::: Raw data
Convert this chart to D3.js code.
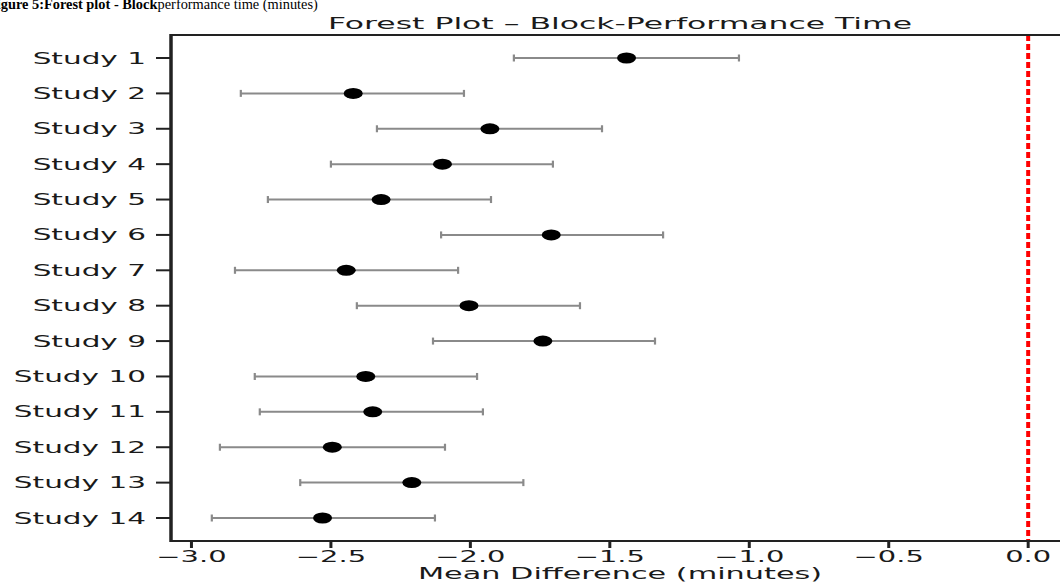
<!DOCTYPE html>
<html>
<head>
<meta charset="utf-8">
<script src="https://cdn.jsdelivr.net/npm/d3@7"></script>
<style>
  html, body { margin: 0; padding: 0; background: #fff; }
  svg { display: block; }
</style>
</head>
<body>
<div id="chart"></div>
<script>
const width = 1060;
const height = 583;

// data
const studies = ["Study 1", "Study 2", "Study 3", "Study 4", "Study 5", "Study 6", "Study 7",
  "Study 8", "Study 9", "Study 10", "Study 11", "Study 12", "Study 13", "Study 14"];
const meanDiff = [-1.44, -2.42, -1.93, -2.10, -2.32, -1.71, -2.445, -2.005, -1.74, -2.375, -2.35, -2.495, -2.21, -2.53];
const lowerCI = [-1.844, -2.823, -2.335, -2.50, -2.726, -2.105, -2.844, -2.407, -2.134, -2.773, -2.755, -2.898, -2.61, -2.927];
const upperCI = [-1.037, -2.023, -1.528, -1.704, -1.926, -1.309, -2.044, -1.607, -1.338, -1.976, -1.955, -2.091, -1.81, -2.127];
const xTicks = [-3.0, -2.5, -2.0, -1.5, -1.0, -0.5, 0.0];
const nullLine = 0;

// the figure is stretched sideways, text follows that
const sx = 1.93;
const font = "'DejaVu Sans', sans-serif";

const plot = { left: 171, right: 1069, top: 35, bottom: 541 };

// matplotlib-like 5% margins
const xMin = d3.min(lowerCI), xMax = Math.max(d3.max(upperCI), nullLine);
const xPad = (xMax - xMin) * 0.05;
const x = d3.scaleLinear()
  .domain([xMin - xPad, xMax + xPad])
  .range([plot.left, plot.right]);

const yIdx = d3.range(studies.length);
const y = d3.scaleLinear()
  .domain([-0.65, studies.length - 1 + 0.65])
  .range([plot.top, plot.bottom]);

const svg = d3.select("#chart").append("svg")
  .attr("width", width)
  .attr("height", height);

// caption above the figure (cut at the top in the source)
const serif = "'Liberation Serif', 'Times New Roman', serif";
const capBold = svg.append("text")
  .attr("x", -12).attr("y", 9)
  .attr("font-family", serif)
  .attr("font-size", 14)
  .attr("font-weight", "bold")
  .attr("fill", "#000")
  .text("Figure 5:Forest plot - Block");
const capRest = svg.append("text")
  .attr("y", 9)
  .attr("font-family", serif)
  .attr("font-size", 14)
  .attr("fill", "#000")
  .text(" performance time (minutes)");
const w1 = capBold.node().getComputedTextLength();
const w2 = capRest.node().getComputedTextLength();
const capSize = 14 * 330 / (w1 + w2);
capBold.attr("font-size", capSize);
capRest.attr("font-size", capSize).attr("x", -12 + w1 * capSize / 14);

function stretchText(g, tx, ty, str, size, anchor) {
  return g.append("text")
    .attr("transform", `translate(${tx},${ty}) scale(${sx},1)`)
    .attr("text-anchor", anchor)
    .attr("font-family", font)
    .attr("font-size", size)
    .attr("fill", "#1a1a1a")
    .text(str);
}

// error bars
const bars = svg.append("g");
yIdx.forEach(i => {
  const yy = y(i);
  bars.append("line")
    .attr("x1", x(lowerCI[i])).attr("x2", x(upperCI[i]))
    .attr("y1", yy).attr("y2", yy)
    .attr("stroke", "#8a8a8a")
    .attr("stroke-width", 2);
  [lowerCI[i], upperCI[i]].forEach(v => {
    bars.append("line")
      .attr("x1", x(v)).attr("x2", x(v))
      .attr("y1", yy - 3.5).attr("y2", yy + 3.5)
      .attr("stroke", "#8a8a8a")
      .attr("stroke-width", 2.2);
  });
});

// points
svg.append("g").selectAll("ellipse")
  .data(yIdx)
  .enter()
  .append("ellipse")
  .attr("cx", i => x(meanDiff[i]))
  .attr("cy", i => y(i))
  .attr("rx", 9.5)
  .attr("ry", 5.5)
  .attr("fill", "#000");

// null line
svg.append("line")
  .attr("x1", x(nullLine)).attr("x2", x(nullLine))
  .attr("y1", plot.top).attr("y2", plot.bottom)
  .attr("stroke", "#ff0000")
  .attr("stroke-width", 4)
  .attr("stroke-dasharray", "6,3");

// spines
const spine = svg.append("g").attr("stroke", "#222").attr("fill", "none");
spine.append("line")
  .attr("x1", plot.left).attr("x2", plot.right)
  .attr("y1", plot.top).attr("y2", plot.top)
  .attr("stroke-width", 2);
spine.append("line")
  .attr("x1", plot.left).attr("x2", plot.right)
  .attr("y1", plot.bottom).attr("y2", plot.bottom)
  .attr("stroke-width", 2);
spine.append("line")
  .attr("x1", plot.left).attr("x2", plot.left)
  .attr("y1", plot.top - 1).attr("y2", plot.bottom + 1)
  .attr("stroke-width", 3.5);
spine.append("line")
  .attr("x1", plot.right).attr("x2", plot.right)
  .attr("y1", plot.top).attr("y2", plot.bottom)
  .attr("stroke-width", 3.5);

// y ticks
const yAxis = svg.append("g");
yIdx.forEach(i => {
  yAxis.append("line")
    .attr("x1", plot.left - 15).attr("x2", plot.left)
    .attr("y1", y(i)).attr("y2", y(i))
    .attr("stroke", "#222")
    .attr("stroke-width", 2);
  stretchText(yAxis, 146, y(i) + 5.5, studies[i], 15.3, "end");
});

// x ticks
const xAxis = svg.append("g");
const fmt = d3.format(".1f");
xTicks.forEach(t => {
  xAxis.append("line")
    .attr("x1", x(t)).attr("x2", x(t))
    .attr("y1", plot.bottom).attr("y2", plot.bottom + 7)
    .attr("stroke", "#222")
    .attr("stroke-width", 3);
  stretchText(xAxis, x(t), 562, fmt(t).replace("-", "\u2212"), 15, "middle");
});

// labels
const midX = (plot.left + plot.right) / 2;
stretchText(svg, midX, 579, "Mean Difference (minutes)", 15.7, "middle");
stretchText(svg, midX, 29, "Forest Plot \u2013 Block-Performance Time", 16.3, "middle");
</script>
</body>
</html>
::::::
Repeat the lines above, starting at the first and stopping after the line that holds "const height = 583;", with the pictures left out.

Convert this chart to D3.js code.
<!DOCTYPE html>
<html>
<head>
<meta charset="utf-8">
<script src="https://cdn.jsdelivr.net/npm/d3@7"></script>
<style>
  html, body { margin: 0; padding: 0; background: #fff; }
  svg { display: block; }
</style>
</head>
<body>
<div id="chart"></div>
<script>
const width = 1060;
const height = 583;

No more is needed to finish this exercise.